Payments Possibilities
With cryptocurrencies becoming a more common topic of conversation among corporate treasurers, there is also increased discussion about the opportunity for digital assets to expand firms’ FX risk mitigation strategies, while also providing a vehicle for cross-border transactions.
“Generally speaking, treasurers are starting to take cryptocurrency and CBDCs [central bank digital currencies] more seriously,” noted Parry, noting that he sees CBDCs as a potential disruptor to tools like bitcoin. Still, he said, Global Reach is only eyeing cryptocurrencies to see how they evolve within the broader corporate finance landscape. Instead, a more immediate impact of cross-border payments innovation on the corporate treasurer is the ability for emerging technologies like SWIFT gpi to not only move funds across borders, but to also move data along with money.
The ability for technology partners to also enable treasurers to plug into multiple banking counterparties — and, as a result, loop into a variety of national payment systems — has also been an increasingly important focus for finance leaders that need a way to not only move money across borders, but to also obtain a holistic and real-time view of those finance positions. This is especially important for security purposes today.
“When you’re decentralized and working from home, everyone is online, and we see more potential for cyberattacks,” Parry said. “Having the ability to track where funds are in transit has been absolutely pivotal to our clients.”

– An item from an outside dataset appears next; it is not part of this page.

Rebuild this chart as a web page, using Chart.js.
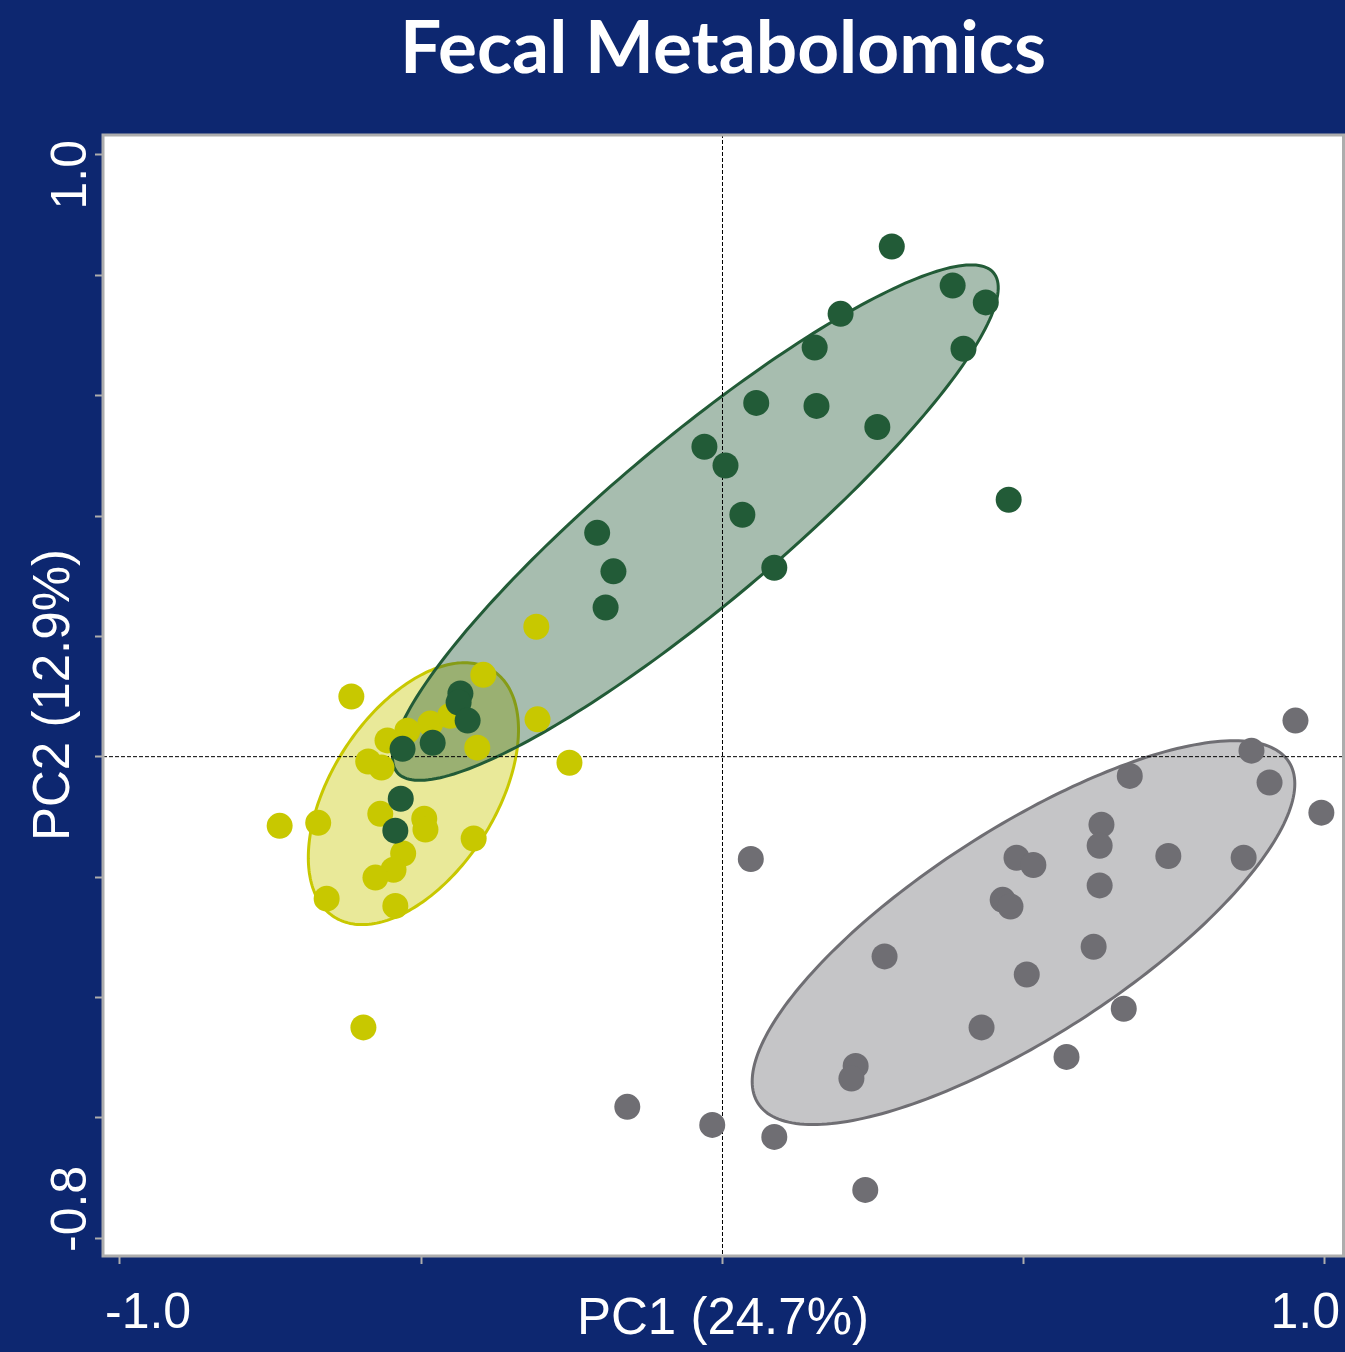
<!DOCTYPE html>
<html>
<head>
  <title>Fecal Metabolomics</title>
  <meta charset="utf-8">
  <script src="https://cdn.jsdelivr.net/npm/chart.js@4.4.0/dist/chart.umd.min.js"></script>
  <style>
    html, body { margin: 0; padding: 0; background: #0d2770; }
    #chart { display: block; }
  </style>
</head>
<body>
<canvas id="chart" width="1345" height="1352"></canvas>
<script>
  // PCA scores, [PC1, PC2]
  var greenScores = [
    [0.281, 0.848], [0.382, 0.783], [0.437, 0.755], [0.196, 0.736], [0.153, 0.680],
    [0.400, 0.678], [0.056, 0.588], [0.156, 0.583], [0.257, 0.548], [-0.030, 0.515],
    [0.005, 0.484], [0.475, 0.427], [0.033, 0.402], [-0.208, 0.372], [-0.181, 0.308],
    [-0.194, 0.248], [0.086, 0.314], [-0.435, 0.105], [-0.438, 0.090], [-0.423, 0.060],
    [-0.481, 0.023], [-0.531, 0.013], [-0.534, -0.070], [-0.543, -0.123]
  ];
  var yellowScores = [
    [-0.309, 0.216], [-0.397, 0.136], [-0.616, 0.100], [-0.485, 0.055], [-0.452, 0.068],
    [-0.523, 0.043], [-0.556, 0.027], [-0.307, 0.062], [-0.407, 0.015], [-0.254, -0.010],
    [-0.588, -0.008], [-0.566, -0.018], [-0.735, -0.115], [-0.671, -0.110], [-0.568, -0.095],
    [-0.495, -0.103], [-0.493, -0.121], [-0.413, -0.136], [-0.530, -0.161], [-0.546, -0.188],
    [-0.576, -0.201], [-0.657, -0.236], [-0.543, -0.248], [-0.596, -0.450]
  ];
  var greyScores = [
    [0.951, 0.060], [0.878, 0.010], [0.908, -0.043], [0.994, -0.093], [0.676, -0.032],
    [0.629, -0.113], [0.626, -0.148], [0.740, -0.165], [0.865, -0.168], [0.488, -0.168],
    [0.516, -0.180], [0.626, -0.214], [0.465, -0.238], [0.478, -0.249], [0.047, -0.170],
    [0.269, -0.332], [0.616, -0.316], [0.505, -0.362], [0.666, -0.419], [0.430, -0.450],
    [0.221, -0.514], [0.214, -0.535], [0.571, -0.499], [-0.158, -0.582], [-0.017, -0.612],
    [0.086, -0.632], [0.237, -0.720]
  ];

  // group ellipses: [centre PC1, centre PC2, semi-major, semi-minor, angle deg]
  var greenEllipse = [-0.045, 0.389, 0.646, 0.1375, 40];
  var yellowEllipse = [-0.513, -0.0615, 0.2434, 0.1362, 57.3];
  var greyEllipse = [0.4996, -0.2925, 0.524, 0.173, 32.8];

  var xTicks = [-1, -0.5, 0, 0.5, 1];
  var yTicks = [-0.8, -0.6, -0.4, -0.2, 0, 0.2, 0.4, 0.6, 0.8, 1.0];
  var xTickLabels = ['-1.0', '1.0'];
  var yTickLabels = ['-0.8', '1.0'];

  var NAVY = '#0d2770';
  var GREEN = '#225b37', YELLOW = '#c8c800', GREY = '#6f6e73';
  var AXIS_GREY = '#adadad';
  var LABEL_FONT = '"Liberation Sans", Arial, sans-serif';

  function toPoints(rows) {
    return rows.map(function(r) { return {x: r[0], y: r[1]}; });
  }

  var backdrop = {
    id: 'backdrop',
    beforeDraw: function(chart) {
      var ctx = chart.ctx, a = chart.chartArea;
      ctx.save();
      ctx.fillStyle = NAVY;
      ctx.fillRect(0, 0, chart.width, chart.height);
      ctx.fillStyle = '#ffffff';
      ctx.fillRect(a.left, a.top, a.right - a.left, a.bottom - a.top);
      ctx.restore();
    }
  };

  // ellipses under the points, then the dashed zero lines
  var ellipses = {
    id: 'ellipses',
    beforeDatasetsDraw: function(chart) {
      var ctx = chart.ctx, a = chart.chartArea;
      var xs = chart.scales.x, ys = chart.scales.y;
      var list = [
        {e: yellowEllipse, line: YELLOW, fill: 'rgba(200,200,0,0.4)'},
        {e: greenEllipse, line: GREEN, fill: 'rgba(34,91,55,0.4)'},
        {e: greyEllipse, line: GREY, fill: 'rgba(111,110,115,0.4)'}
      ];
      ctx.save();
      ctx.beginPath();
      ctx.rect(a.left, a.top, a.right - a.left, a.bottom - a.top);
      ctx.clip();
      list.forEach(function(item) {
        var e = item.e, th = e[4] * Math.PI / 180;
        ctx.beginPath();
        for (var i = 0; i <= 240; i++) {
          var t = i / 240 * 2 * Math.PI;
          var u = e[2] * Math.cos(t), v = e[3] * Math.sin(t);
          var px = xs.getPixelForValue(e[0] + u * Math.cos(th) - v * Math.sin(th));
          var py = ys.getPixelForValue(e[1] + u * Math.sin(th) + v * Math.cos(th));
          if (i === 0) ctx.moveTo(px, py); else ctx.lineTo(px, py);
        }
        ctx.closePath();
        ctx.fillStyle = item.fill;
        ctx.fill();
        ctx.lineWidth = 3;
        ctx.strokeStyle = item.line;
        ctx.stroke();
      });

      var x0 = xs.getPixelForValue(0), y0 = ys.getPixelForValue(0);
      ctx.beginPath();
      ctx.setLineDash([4, 2]);
      ctx.lineWidth = 1;
      ctx.strokeStyle = '#000000';
      ctx.moveTo(x0, a.top);
      ctx.lineTo(x0, a.bottom);
      ctx.moveTo(a.left, y0);
      ctx.lineTo(a.right, y0);
      ctx.stroke();
      ctx.restore();
    }
  };

  // frame and the two end labels on each axis
  var frame = {
    id: 'frame',
    afterDraw: function(chart) {
      var ctx = chart.ctx, a = chart.chartArea;
      ctx.save();
      ctx.lineWidth = 3;
      ctx.strokeStyle = AXIS_GREY;
      ctx.strokeRect(a.left, a.top + 1, a.right - a.left + 0.5, a.bottom - a.top - 1);

      ctx.fillStyle = '#ffffff';
      ctx.font = '50px ' + LABEL_FONT;
      ctx.textBaseline = 'alphabetic';
      ctx.textAlign = 'left';
      ctx.fillText(xTickLabels[0], a.left + 2, a.bottom + 72);
      ctx.textAlign = 'right';
      ctx.fillText(xTickLabels[1], a.right - 3, a.bottom + 72);

      ctx.translate(a.left - 17, 0);
      ctx.rotate(-Math.PI / 2);
      ctx.textAlign = 'left';
      ctx.fillText(yTickLabels[0], -(a.bottom - 4), 0);
      ctx.textAlign = 'right';
      ctx.fillText(yTickLabels[1], -(a.top + 6), 0);
      ctx.restore();
    }
  };

  var tickGrid = {
    drawOnChartArea: false,
    drawTicks: true,
    tickLength: 8,
    tickWidth: 2,
    tickColor: AXIS_GREY,
    color: AXIS_GREY
  };

  new Chart(document.getElementById('chart'), {
    type: 'scatter',
    data: {
      datasets: [
        {label: 'green', data: toPoints(greenScores), backgroundColor: GREEN, pointRadius: 13, borderWidth: 0},
        {label: 'yellow', data: toPoints(yellowScores), backgroundColor: YELLOW, pointRadius: 13, borderWidth: 0},
        {label: 'grey', data: toPoints(greyScores), backgroundColor: GREY, pointRadius: 13, borderWidth: 0}
      ]
    },
    options: {
      responsive: false,
      animation: false,
      events: [],
      devicePixelRatio: 1,
      layout: { autoPadding: false, padding: {left: 0, right: 2, top: 0, bottom: 0} },
      scales: {
        x: {
          type: 'linear',
          min: -1.0282,
          max: 1.0299,
          afterBuildTicks: function(s) { s.ticks = xTicks.map(function(v) { return {value: v}; }); },
          afterFit: function(s) { s.height = 96; },
          ticks: { display: false },
          grid: tickGrid,
          border: { display: false },
          title: {
            display: true,
            text: 'PC1 (24.7%)',
            color: '#ffffff',
            font: { family: LABEL_FONT, size: 51 },
            padding: { top: 0, bottom: 1 }
          }
        },
        y: {
          type: 'linear',
          min: -0.8299,
          max: 1.0349,
          afterBuildTicks: function(s) { s.ticks = yTicks.map(function(v) { return {value: v}; }); },
          afterFit: function(s) { s.width = 103; },
          ticks: { display: false },
          grid: tickGrid,
          border: { display: false },
          title: {
            display: true,
            text: 'PC2 (12.9%)',
            color: '#ffffff',
            font: { family: LABEL_FONT, size: 51 },
            padding: { top: 24, bottom: 0 }
          }
        }
      },
      plugins: {
        legend: { display: false },
        tooltip: { enabled: false },
        title: {
          display: true,
          text: 'Fecal Metabolomics',
          color: '#ffffff',
          fullSize: false,
          font: { family: 'Lato', weight: 'bold', size: 73, lineHeight: 1 },
          padding: { top: 13, bottom: 48 }
        }
      }
    },
    plugins: [backdrop, ellipses, frame]
  });
</script>
</body>
</html>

Overall, the treasury department may not be as far along in its own modernization journey as some may have hoped. Treasurers are tasked with more immediate challenges, like hedging against global risk in a volatile market, and managing the pains of a remote workforce. But as FinTechs help migrate these professionals off of their spreadsheets and toward automated solutions, the opportunities to link treasurers with more cutting-edge solutions will continue to expand.